Aim of the exercise: Transcribe only the lines of the listing below from the one holding "Clone this chart" through the one holding "Chart.register(...registerables);", inclusive, without any change.

Given information:
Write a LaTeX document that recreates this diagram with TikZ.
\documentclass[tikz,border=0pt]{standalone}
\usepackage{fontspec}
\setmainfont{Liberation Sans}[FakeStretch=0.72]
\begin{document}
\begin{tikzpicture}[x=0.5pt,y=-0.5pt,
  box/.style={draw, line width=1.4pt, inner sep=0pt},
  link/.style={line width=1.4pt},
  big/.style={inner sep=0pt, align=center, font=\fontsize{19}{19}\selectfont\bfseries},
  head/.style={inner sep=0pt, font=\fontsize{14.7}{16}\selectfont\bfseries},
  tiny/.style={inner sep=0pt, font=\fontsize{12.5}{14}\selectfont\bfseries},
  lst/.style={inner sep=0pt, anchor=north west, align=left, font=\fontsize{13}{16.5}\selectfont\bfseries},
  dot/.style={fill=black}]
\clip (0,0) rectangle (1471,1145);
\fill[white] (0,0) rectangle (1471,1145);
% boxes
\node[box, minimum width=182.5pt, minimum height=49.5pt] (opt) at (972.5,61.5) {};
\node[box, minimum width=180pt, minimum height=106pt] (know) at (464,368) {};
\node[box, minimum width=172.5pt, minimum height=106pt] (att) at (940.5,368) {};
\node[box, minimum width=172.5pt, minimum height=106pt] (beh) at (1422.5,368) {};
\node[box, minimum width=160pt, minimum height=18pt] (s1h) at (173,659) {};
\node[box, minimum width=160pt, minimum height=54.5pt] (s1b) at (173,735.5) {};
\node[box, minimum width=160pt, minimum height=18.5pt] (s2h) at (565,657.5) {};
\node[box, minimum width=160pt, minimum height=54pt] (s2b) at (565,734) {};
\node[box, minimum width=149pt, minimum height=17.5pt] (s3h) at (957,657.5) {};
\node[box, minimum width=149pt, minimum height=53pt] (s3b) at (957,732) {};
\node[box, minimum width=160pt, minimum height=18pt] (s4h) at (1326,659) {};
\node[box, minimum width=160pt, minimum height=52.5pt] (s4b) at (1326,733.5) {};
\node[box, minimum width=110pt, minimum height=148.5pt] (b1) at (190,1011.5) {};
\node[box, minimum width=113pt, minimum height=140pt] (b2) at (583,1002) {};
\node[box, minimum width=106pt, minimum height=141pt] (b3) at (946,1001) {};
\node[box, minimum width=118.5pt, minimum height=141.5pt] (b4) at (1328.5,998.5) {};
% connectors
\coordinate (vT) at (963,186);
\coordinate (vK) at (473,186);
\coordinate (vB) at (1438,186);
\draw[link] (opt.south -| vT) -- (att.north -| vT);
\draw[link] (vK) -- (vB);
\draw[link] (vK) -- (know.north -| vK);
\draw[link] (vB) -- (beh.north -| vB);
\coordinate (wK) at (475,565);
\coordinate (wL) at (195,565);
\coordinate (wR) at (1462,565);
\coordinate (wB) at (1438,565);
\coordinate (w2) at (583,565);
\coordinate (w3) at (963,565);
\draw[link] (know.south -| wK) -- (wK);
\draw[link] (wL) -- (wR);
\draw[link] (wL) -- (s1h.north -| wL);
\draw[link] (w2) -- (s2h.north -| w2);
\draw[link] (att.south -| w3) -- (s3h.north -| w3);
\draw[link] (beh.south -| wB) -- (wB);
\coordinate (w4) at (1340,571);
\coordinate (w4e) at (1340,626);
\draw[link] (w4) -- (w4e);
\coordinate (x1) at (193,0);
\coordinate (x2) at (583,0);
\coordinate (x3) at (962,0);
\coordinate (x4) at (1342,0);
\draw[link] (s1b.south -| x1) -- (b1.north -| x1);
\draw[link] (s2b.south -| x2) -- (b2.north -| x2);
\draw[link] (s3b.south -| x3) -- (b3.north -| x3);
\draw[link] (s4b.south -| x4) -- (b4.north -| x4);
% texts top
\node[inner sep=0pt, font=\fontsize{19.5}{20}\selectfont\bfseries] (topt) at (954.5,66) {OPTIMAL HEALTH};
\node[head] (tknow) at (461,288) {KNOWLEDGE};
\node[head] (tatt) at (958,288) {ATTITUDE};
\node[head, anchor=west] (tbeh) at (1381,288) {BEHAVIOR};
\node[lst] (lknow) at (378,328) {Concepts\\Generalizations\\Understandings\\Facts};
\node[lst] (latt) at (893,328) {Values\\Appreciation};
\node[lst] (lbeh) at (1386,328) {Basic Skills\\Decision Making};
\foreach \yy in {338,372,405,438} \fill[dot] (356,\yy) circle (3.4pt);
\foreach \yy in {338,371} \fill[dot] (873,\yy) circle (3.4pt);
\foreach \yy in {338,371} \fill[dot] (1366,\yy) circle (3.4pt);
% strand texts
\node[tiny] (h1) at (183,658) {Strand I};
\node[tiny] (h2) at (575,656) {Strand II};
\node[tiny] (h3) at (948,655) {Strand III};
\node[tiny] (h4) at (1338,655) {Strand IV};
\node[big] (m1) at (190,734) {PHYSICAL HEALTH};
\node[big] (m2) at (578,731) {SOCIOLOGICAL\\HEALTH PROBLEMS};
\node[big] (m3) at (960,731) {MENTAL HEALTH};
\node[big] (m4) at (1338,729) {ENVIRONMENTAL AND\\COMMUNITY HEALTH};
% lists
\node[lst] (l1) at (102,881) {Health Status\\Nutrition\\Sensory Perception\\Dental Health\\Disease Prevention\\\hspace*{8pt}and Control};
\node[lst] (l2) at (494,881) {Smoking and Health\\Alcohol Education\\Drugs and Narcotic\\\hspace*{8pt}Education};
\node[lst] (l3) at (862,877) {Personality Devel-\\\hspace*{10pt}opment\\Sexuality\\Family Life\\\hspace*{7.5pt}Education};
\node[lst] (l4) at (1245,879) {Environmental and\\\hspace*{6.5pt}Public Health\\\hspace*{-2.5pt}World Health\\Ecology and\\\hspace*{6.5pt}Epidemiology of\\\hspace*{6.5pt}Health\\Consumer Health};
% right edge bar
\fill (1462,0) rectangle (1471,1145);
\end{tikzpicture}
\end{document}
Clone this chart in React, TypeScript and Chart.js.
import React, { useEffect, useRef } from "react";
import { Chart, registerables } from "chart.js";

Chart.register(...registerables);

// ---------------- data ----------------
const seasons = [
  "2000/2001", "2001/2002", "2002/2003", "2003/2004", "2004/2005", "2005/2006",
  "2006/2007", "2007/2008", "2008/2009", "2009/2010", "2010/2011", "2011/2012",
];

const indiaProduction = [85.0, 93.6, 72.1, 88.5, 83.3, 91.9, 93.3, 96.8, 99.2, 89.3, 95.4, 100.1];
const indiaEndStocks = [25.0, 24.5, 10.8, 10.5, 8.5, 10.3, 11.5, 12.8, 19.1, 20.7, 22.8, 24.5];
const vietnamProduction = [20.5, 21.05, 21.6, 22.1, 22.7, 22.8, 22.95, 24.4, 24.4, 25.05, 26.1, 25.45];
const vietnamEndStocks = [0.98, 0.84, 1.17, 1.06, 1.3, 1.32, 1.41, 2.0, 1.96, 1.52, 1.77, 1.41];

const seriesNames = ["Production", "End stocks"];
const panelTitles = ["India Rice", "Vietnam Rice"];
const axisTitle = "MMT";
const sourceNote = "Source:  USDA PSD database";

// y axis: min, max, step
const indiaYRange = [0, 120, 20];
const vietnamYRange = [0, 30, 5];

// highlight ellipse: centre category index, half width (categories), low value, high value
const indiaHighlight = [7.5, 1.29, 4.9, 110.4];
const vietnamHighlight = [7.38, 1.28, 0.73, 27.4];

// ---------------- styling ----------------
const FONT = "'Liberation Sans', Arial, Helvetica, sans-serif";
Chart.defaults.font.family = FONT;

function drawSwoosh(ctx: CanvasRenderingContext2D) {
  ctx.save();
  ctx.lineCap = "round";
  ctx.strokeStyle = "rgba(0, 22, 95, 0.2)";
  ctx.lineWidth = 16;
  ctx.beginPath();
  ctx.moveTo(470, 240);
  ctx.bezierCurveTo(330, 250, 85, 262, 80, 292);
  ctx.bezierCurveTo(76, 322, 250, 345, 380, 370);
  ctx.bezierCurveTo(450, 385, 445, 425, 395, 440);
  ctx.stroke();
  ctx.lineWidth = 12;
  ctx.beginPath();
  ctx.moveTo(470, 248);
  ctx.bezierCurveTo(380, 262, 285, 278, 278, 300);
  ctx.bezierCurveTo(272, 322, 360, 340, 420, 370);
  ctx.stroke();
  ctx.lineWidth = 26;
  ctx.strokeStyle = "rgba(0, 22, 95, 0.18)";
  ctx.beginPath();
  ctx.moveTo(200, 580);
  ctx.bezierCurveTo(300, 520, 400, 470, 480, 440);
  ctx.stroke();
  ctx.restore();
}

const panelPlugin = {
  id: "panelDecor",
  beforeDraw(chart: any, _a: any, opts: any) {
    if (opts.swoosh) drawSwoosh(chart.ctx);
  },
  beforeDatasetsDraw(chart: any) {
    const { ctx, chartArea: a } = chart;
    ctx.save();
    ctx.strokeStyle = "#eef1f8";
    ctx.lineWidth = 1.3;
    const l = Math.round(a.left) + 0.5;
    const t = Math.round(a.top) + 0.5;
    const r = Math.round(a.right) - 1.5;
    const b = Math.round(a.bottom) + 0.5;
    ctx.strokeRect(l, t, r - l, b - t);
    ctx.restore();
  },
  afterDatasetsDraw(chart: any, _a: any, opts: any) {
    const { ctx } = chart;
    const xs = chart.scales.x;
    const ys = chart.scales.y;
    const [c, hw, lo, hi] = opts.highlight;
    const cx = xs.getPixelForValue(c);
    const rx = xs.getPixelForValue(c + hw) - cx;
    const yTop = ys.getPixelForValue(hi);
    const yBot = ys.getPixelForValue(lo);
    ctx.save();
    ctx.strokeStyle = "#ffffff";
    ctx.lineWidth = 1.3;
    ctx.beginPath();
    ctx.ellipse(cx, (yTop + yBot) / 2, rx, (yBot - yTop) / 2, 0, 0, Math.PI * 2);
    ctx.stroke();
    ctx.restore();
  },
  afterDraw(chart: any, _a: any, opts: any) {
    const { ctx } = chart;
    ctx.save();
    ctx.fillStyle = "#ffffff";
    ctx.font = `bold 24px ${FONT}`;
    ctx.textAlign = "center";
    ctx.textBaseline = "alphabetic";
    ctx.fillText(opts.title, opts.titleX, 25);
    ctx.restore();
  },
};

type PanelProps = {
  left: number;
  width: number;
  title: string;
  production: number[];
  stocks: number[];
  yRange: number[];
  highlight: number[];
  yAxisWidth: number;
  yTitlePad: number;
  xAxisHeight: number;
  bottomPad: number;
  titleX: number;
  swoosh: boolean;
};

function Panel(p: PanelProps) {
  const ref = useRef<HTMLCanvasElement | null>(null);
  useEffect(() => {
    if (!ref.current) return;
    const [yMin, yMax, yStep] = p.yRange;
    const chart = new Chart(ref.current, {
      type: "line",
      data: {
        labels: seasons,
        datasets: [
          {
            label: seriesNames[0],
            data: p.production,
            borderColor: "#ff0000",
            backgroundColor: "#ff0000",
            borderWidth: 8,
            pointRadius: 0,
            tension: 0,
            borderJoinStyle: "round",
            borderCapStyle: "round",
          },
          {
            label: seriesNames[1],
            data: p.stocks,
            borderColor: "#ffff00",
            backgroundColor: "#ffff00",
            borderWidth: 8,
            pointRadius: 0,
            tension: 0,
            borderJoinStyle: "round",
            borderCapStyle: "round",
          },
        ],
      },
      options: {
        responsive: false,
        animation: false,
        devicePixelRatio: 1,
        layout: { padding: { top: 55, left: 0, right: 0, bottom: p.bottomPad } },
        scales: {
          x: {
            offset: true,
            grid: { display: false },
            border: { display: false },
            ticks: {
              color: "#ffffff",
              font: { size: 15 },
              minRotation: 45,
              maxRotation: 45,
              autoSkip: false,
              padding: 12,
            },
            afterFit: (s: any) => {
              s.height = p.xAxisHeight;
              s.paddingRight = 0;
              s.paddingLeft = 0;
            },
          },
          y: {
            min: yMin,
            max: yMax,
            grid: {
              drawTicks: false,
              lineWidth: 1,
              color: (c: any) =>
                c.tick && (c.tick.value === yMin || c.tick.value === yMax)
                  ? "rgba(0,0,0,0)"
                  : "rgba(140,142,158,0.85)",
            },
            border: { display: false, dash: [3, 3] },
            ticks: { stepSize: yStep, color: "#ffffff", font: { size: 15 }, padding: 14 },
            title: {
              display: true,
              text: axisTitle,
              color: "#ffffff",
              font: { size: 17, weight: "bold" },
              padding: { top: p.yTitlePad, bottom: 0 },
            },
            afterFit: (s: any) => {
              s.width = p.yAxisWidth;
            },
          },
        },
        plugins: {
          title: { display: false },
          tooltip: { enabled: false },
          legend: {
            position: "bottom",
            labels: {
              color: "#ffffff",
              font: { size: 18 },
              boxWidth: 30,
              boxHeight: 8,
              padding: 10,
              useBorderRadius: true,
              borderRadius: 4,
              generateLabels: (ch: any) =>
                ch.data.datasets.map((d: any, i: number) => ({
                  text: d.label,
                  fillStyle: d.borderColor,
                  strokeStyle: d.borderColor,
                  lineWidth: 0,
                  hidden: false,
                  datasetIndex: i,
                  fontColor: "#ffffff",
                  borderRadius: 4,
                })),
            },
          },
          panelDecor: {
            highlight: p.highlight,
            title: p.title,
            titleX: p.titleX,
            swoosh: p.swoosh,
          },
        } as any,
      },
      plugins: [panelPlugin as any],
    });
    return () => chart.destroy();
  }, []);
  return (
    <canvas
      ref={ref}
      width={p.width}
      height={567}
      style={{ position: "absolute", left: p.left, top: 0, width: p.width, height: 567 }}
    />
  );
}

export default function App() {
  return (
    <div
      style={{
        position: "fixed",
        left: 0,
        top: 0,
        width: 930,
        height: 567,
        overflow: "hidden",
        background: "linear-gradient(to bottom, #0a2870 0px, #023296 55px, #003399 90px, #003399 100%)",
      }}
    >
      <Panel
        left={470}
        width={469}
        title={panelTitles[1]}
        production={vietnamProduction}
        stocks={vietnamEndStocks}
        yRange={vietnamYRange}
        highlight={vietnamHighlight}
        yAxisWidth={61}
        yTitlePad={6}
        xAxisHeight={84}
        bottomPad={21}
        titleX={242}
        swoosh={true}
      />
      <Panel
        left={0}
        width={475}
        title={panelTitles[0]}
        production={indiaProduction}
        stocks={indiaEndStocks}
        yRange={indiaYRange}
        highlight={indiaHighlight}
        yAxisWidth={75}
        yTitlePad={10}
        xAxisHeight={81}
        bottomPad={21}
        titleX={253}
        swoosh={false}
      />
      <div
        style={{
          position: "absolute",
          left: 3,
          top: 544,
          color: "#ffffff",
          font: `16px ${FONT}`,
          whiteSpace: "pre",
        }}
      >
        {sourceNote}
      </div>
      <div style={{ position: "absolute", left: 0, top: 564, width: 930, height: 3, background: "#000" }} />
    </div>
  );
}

Final result:
Clone this chart in React, TypeScript and Chart.js.
import React, { useEffect, useRef } from "react";
import { Chart, registerables } from "chart.js";

Chart.register(...registerables);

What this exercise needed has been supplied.